Short problem: Would you write out the listing verbatim and skip every picture in it?

Dataset extract:
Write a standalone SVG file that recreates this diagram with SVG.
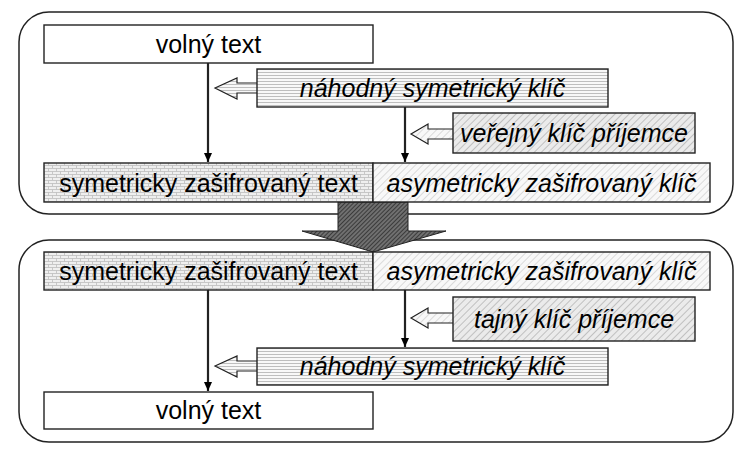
<svg xmlns="http://www.w3.org/2000/svg" width="750" height="453" viewBox="0 0 750 453">
<defs>
<pattern id="brick" patternUnits="userSpaceOnUse" width="8" height="6">
<rect width="8" height="6" fill="#efefef"/>
<path d="M0 0.5H8M0 3.5H8M0.5 0.5V3.5M4.5 3.5V6" stroke="#bdbdbd" stroke-width="0.8" fill="none"/>
</pattern>
<pattern id="hatchLight" patternUnits="userSpaceOnUse" width="5" height="5" patternTransform="rotate(45)">
<rect width="5" height="5" fill="#f8f8f8"/>
<path d="M0 0V5" stroke="#cacaca" stroke-width="1.3"/>
</pattern>
<pattern id="hatchMid" patternUnits="userSpaceOnUse" width="5" height="5" patternTransform="rotate(45)">
<rect width="5" height="5" fill="#ebebeb"/>
<path d="M0 0V5" stroke="#b2b2b2" stroke-width="1.5"/>
</pattern>
<pattern id="horiz" patternUnits="userSpaceOnUse" width="6" height="3">
<rect width="6" height="3" fill="#f8f8f8"/>
<path d="M0 0.5H6" stroke="#b8b8b8" stroke-width="0.9"/>
</pattern>
<pattern id="hatchDark" patternUnits="userSpaceOnUse" width="3" height="3" patternTransform="rotate(45)">
<rect width="3" height="3" fill="#707070"/>
<path d="M0 0V3" stroke="#1e1e1e" stroke-width="1.3"/>
</pattern>
<marker id="ah" markerWidth="10" markerHeight="10" refX="9" refY="4" orient="auto" markerUnits="userSpaceOnUse">
<path d="M0 0L9 4L0 8Z" fill="#000"/>
</marker>
</defs>
<style>
.frame{fill:#fff;stroke:#222;stroke-width:1.5}
.box{stroke:#222;stroke-width:1.4}
.blk{stroke:#222;stroke-width:1.2}
.t{font-family:"Liberation Sans",Arial,sans-serif;font-size:25px;fill:#000;text-anchor:middle}
.i{font-style:italic}
.conn{stroke:#222;stroke-width:2.2;fill:none}
</style>
<rect width="750" height="453" fill="#fff"/>
<g id="frame-top"><rect class="frame" x="19" y="12" width="714" height="202" rx="30" ry="30"/></g>
<g id="frame-bottom"><rect class="frame" x="19" y="240" width="714" height="202" rx="30" ry="30"/></g>
<g id="big-arrow"><polygon points="338,202 408,202 408,231 446,231 373,252 302,231 338,231" fill="url(#hatchDark)" stroke="#222" stroke-width="1"/></g>

<g id="connectors">
<line class="conn" x1="208" y1="63" x2="208" y2="162" marker-end="url(#ah)"/>
<line class="conn" x1="405" y1="107" x2="405" y2="162" marker-end="url(#ah)"/>
<line class="conn" x1="208" y1="290" x2="208" y2="391" marker-end="url(#ah)"/>
<line class="conn" x1="405" y1="290" x2="405" y2="347" marker-end="url(#ah)"/>
</g>

<g id="n-volny-top"><rect class="box" x="44" y="25" width="329" height="38" fill="#fff"/><text class="t" x="208.5" y="53">volný text</text></g>
<g id="n-nahodny-top">
<polygon class="blk" points="258,83 237,83 237,78 215,88 237,99 237,93 258,93" fill="url(#horiz)"/>
<rect class="box" x="257" y="69" width="351" height="38" fill="url(#horiz)"/>
<text class="t i" x="432.5" y="97">náhodný symetrický klíč</text></g>
<g id="n-verejny">
<polygon class="blk" points="454,129 428,129 428,124 411,134 428,144 428,139 454,139" fill="url(#hatchLight)"/>
<rect class="box" x="453" y="113" width="242" height="40" fill="url(#hatchMid)"/>
<text class="t i" x="574" y="142">veřejný klíč příjemce</text></g>
<g id="n-sym-top"><rect class="box" x="44" y="163" width="329" height="39" fill="url(#brick)"/><text class="t" x="208.5" y="192">symetricky zašifrovaný text</text></g>
<g id="n-asym-top"><rect class="box" x="373" y="163" width="337" height="39" fill="url(#hatchLight)"/><text class="t i" x="541.5" y="192">asymetricky zašifrovaný klíč</text></g>

<g id="n-sym-bottom"><rect class="box" x="44" y="252" width="329" height="38" fill="url(#brick)"/><text class="t" x="208.5" y="280">symetricky zašifrovaný text</text></g>
<g id="n-asym-bottom"><rect class="box" x="373" y="252" width="337" height="38" fill="url(#hatchLight)"/><text class="t i" x="541.5" y="280">asymetricky zašifrovaný klíč</text></g>
<g id="n-tajny">
<polygon class="blk" points="454,313 428,313 428,308 411,318 428,328 428,323 454,323" fill="url(#hatchLight)"/>
<rect class="box" x="453" y="297" width="242" height="44" fill="url(#hatchMid)"/>
<text class="t i" x="574" y="328">tajný klíč příjemce</text></g>
<g id="n-nahodny-bottom">
<polygon class="blk" points="258,361 237,361 237,356 215,366 237,377 237,371 258,371" fill="url(#horiz)"/>
<rect class="box" x="257" y="348" width="351" height="37" fill="url(#horiz)"/>
<text class="t i" x="432.5" y="375">náhodný symetrický klíč</text></g>
<g id="n-volny-bottom"><rect class="box" x="44" y="392" width="329" height="37" fill="#fff"/><text class="t" x="208.5" y="419">volný text</text></g>
</svg>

Exercise solution:
Write a standalone SVG file that recreates this diagram with SVG.
<svg xmlns="http://www.w3.org/2000/svg" width="750" height="453" viewBox="0 0 750 453">
<defs>
<pattern id="brick" patternUnits="userSpaceOnUse" width="8" height="6">
<rect width="8" height="6" fill="#efefef"/>
<path d="M0 0.5H8M0 3.5H8M0.5 0.5V3.5M4.5 3.5V6" stroke="#bdbdbd" stroke-width="0.8" fill="none"/>
</pattern>
<pattern id="hatchLight" patternUnits="userSpaceOnUse" width="5" height="5" patternTransform="rotate(45)">
<rect width="5" height="5" fill="#f8f8f8"/>
<path d="M0 0V5" stroke="#cacaca" stroke-width="1.3"/>
</pattern>
<pattern id="hatchMid" patternUnits="userSpaceOnUse" width="5" height="5" patternTransform="rotate(45)">
<rect width="5" height="5" fill="#ebebeb"/>
<path d="M0 0V5" stroke="#b2b2b2" stroke-width="1.5"/>
</pattern>
<pattern id="horiz" patternUnits="userSpaceOnUse" width="6" height="3">
<rect width="6" height="3" fill="#f8f8f8"/>
<path d="M0 0.5H6" stroke="#b8b8b8" stroke-width="0.9"/>
</pattern>
<pattern id="hatchDark" patternUnits="userSpaceOnUse" width="3" height="3" patternTransform="rotate(45)">
<rect width="3" height="3" fill="#707070"/>
<path d="M0 0V3" stroke="#1e1e1e" stroke-width="1.3"/>
</pattern>
<marker id="ah" markerWidth="10" markerHeight="10" refX="9" refY="4" orient="auto" markerUnits="userSpaceOnUse">
<path d="M0 0L9 4L0 8Z" fill="#000"/>
</marker>
</defs>
<style>
.frame{fill:#fff;stroke:#222;stroke-width:1.5}
.box{stroke:#222;stroke-width:1.4}
.blk{stroke:#222;stroke-width:1.2}
.t{font-family:"Liberation Sans",Arial,sans-serif;font-size:25px;fill:#000;text-anchor:middle}
.i{font-style:italic}
.conn{stroke:#222;stroke-width:2.2;fill:none}
</style>
<rect width="750" height="453" fill="#fff"/>
<g id="frame-top"><rect class="frame" x="19" y="12" width="714" height="202" rx="30" ry="30"/></g>
<g id="frame-bottom"><rect class="frame" x="19" y="240" width="714" height="202" rx="30" ry="30"/></g>
<g id="big-arrow"><polygon points="338,202 408,202 408,231 446,231 373,252 302,231 338,231" fill="url(#hatchDark)" stroke="#222" stroke-width="1"/></g>

<g id="connectors">
<line class="conn" x1="208" y1="63" x2="208" y2="162" marker-end="url(#ah)"/>
<line class="conn" x1="405" y1="107" x2="405" y2="162" marker-end="url(#ah)"/>
<line class="conn" x1="208" y1="290" x2="208" y2="391" marker-end="url(#ah)"/>
<line class="conn" x1="405" y1="290" x2="405" y2="347" marker-end="url(#ah)"/>
</g>

<g id="n-volny-top"><rect class="box" x="44" y="25" width="329" height="38" fill="#fff"/><text class="t" x="208.5" y="53">volný text</text></g>
<g id="n-nahodny-top">
<polygon class="blk" points="258,83 237,83 237,78 215,88 237,99 237,93 258,93" fill="url(#horiz)"/>
<rect class="box" x="257" y="69" width="351" height="38" fill="url(#horiz)"/>
<text class="t i" x="432.5" y="97">náhodný symetrický klíč</text></g>
<g id="n-verejny">
<polygon class="blk" points="454,129 428,129 428,124 411,134 428,144 428,139 454,139" fill="url(#hatchLight)"/>
<rect class="box" x="453" y="113" width="242" height="40" fill="url(#hatchMid)"/>
<text class="t i" x="574" y="142">veřejný klíč příjemce</text></g>
<g id="n-sym-top"><rect class="box" x="44" y="163" width="329" height="39" fill="url(#brick)"/><text class="t" x="208.5" y="192">symetricky zašifrovaný text</text></g>
<g id="n-asym-top"><rect class="box" x="373" y="163" width="337" height="39" fill="url(#hatchLight)"/><text class="t i" x="541.5" y="192">asymetricky zašifrovaný klíč</text></g>

<g id="n-sym-bottom"><rect class="box" x="44" y="252" width="329" height="38" fill="url(#brick)"/><text class="t" x="208.5" y="280">symetricky zašifrovaný text</text></g>
<g id="n-asym-bottom"><rect class="box" x="373" y="252" width="337" height="38" fill="url(#hatchLight)"/><text class="t i" x="541.5" y="280">asymetricky zašifrovaný klíč</text></g>
<g id="n-tajny">
<polygon class="blk" points="454,313 428,313 428,308 411,318 428,328 428,323 454,323" fill="url(#hatchLight)"/>
<rect class="box" x="453" y="297" width="242" height="44" fill="url(#hatchMid)"/>
<text class="t i" x="574" y="328">tajný klíč příjemce</text></g>
<g id="n-nahodny-bottom">
<polygon class="blk" points="258,361 237,361 237,356 215,366 237,377 237,371 258,371" fill="url(#horiz)"/>
<rect class="box" x="257" y="348" width="351" height="37" fill="url(#horiz)"/>
<text class="t i" x="432.5" y="375">náhodný symetrický klíč</text></g>
<g id="n-volny-bottom"><rect class="box" x="44" y="392" width="329" height="37" fill="#fff"/><text class="t" x="208.5" y="419">volný text</text></g>
</svg>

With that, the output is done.